**Written exercise:**
Extract each line of the material that follows exactly and omit its pictures.

== Source material ==

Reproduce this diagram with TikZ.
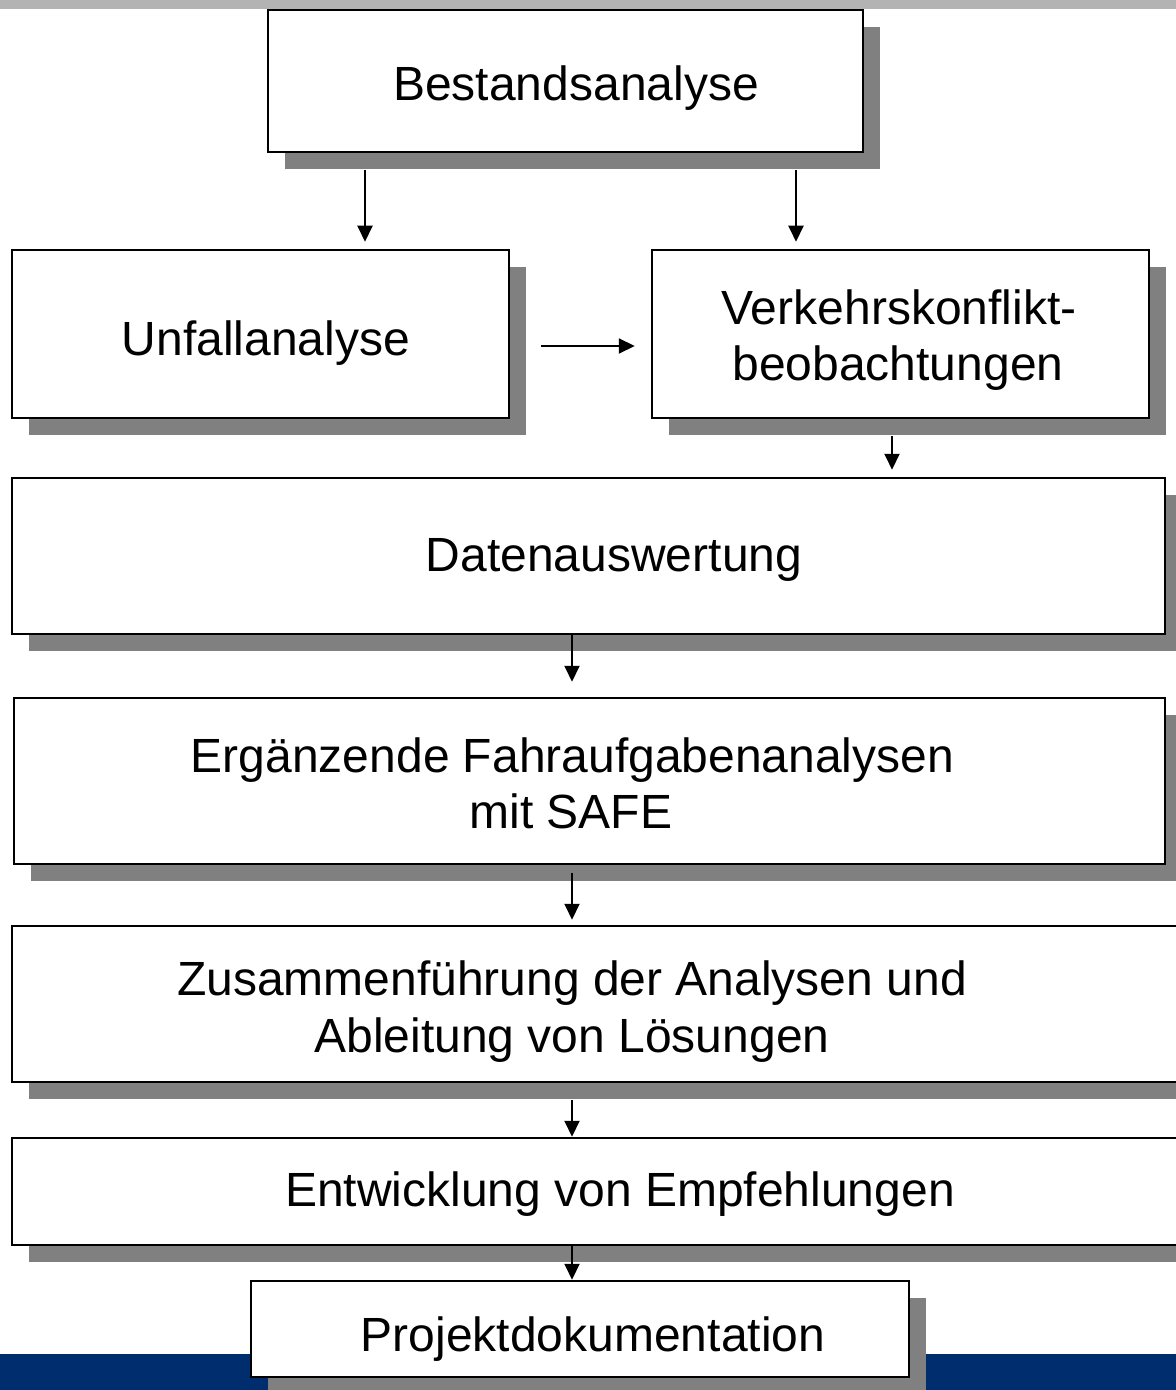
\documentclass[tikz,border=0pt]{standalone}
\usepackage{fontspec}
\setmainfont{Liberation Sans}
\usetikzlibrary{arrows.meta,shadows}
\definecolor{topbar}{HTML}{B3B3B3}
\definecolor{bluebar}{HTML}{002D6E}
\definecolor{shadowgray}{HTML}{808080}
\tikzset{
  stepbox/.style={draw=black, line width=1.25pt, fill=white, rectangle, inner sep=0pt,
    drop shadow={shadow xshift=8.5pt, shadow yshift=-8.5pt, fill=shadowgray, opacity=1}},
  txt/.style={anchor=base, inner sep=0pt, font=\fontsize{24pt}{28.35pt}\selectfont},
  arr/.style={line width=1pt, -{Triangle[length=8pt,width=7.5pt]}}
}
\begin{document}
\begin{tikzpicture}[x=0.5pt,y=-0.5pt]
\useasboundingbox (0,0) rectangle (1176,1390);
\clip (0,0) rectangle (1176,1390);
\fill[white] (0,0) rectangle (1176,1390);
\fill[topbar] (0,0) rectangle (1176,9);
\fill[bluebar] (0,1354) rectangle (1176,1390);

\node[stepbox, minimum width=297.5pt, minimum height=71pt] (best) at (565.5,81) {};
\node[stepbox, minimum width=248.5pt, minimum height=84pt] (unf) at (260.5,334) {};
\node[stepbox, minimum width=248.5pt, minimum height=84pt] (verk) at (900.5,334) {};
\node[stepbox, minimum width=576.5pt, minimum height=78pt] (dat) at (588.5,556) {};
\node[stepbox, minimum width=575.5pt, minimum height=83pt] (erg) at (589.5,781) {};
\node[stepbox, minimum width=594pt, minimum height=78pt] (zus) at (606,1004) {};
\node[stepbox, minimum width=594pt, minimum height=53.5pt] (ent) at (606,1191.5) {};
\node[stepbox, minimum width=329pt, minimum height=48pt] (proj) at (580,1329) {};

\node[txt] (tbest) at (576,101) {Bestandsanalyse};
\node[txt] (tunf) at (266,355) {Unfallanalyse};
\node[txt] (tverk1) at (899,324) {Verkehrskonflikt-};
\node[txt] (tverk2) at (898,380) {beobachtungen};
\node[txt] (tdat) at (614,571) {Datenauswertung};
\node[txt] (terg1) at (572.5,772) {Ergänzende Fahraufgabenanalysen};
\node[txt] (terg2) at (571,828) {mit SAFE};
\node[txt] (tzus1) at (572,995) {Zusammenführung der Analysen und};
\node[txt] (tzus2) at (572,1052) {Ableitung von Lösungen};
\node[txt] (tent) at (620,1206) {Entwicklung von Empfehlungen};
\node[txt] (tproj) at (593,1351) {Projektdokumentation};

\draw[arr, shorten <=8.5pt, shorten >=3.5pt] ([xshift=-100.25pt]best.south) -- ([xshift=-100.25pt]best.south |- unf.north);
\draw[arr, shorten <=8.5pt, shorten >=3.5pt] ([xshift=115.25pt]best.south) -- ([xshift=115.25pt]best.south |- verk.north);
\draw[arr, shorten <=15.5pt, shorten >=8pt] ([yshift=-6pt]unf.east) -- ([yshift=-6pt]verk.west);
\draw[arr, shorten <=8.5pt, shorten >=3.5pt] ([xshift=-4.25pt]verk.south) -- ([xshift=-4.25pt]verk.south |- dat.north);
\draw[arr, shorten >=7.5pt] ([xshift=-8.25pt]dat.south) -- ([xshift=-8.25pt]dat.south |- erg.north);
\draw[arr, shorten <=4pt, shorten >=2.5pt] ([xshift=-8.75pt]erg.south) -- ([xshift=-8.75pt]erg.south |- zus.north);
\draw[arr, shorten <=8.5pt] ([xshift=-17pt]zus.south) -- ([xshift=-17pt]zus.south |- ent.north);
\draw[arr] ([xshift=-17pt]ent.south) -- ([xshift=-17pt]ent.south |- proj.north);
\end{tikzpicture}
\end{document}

===

**The output:**
Reproduce this diagram with TikZ.
\documentclass[tikz,border=0pt]{standalone}
\usepackage{fontspec}
\setmainfont{Liberation Sans}
\usetikzlibrary{arrows.meta,shadows}
\definecolor{topbar}{HTML}{B3B3B3}
\definecolor{bluebar}{HTML}{002D6E}
\definecolor{shadowgray}{HTML}{808080}
\tikzset{
  stepbox/.style={draw=black, line width=1.25pt, fill=white, rectangle, inner sep=0pt,
    drop shadow={shadow xshift=8.5pt, shadow yshift=-8.5pt, fill=shadowgray, opacity=1}},
  txt/.style={anchor=base, inner sep=0pt, font=\fontsize{24pt}{28.35pt}\selectfont},
  arr/.style={line width=1pt, -{Triangle[length=8pt,width=7.5pt]}}
}
\begin{document}
\begin{tikzpicture}[x=0.5pt,y=-0.5pt]
\useasboundingbox (0,0) rectangle (1176,1390);
\clip (0,0) rectangle (1176,1390);
\fill[white] (0,0) rectangle (1176,1390);
\fill[topbar] (0,0) rectangle (1176,9);
\fill[bluebar] (0,1354) rectangle (1176,1390);

\node[stepbox, minimum width=297.5pt, minimum height=71pt] (best) at (565.5,81) {};
\node[stepbox, minimum width=248.5pt, minimum height=84pt] (unf) at (260.5,334) {};
\node[stepbox, minimum width=248.5pt, minimum height=84pt] (verk) at (900.5,334) {};
\node[stepbox, minimum width=576.5pt, minimum height=78pt] (dat) at (588.5,556) {};
\node[stepbox, minimum width=575.5pt, minimum height=83pt] (erg) at (589.5,781) {};
\node[stepbox, minimum width=594pt, minimum height=78pt] (zus) at (606,1004) {};
\node[stepbox, minimum width=594pt, minimum height=53.5pt] (ent) at (606,1191.5) {};
\node[stepbox, minimum width=329pt, minimum height=48pt] (proj) at (580,1329) {};

\node[txt] (tbest) at (576,101) {Bestandsanalyse};
\node[txt] (tunf) at (266,355) {Unfallanalyse};
\node[txt] (tverk1) at (899,324) {Verkehrskonflikt-};
\node[txt] (tverk2) at (898,380) {beobachtungen};
\node[txt] (tdat) at (614,571) {Datenauswertung};
\node[txt] (terg1) at (572.5,772) {Ergänzende Fahraufgabenanalysen};
\node[txt] (terg2) at (571,828) {mit SAFE};
\node[txt] (tzus1) at (572,995) {Zusammenführung der Analysen und};
\node[txt] (tzus2) at (572,1052) {Ableitung von Lösungen};
\node[txt] (tent) at (620,1206) {Entwicklung von Empfehlungen};
\node[txt] (tproj) at (593,1351) {Projektdokumentation};

\draw[arr, shorten <=8.5pt, shorten >=3.5pt] ([xshift=-100.25pt]best.south) -- ([xshift=-100.25pt]best.south |- unf.north);
\draw[arr, shorten <=8.5pt, shorten >=3.5pt] ([xshift=115.25pt]best.south) -- ([xshift=115.25pt]best.south |- verk.north);
\draw[arr, shorten <=15.5pt, shorten >=8pt] ([yshift=-6pt]unf.east) -- ([yshift=-6pt]verk.west);
\draw[arr, shorten <=8.5pt, shorten >=3.5pt] ([xshift=-4.25pt]verk.south) -- ([xshift=-4.25pt]verk.south |- dat.north);
\draw[arr, shorten >=7.5pt] ([xshift=-8.25pt]dat.south) -- ([xshift=-8.25pt]dat.south |- erg.north);
\draw[arr, shorten <=4pt, shorten >=2.5pt] ([xshift=-8.75pt]erg.south) -- ([xshift=-8.75pt]erg.south |- zus.north);
\draw[arr, shorten <=8.5pt] ([xshift=-17pt]zus.south) -- ([xshift=-17pt]zus.south |- ent.north);
\draw[arr] ([xshift=-17pt]ent.south) -- ([xshift=-17pt]ent.south |- proj.north);
\end{tikzpicture}
\end{document}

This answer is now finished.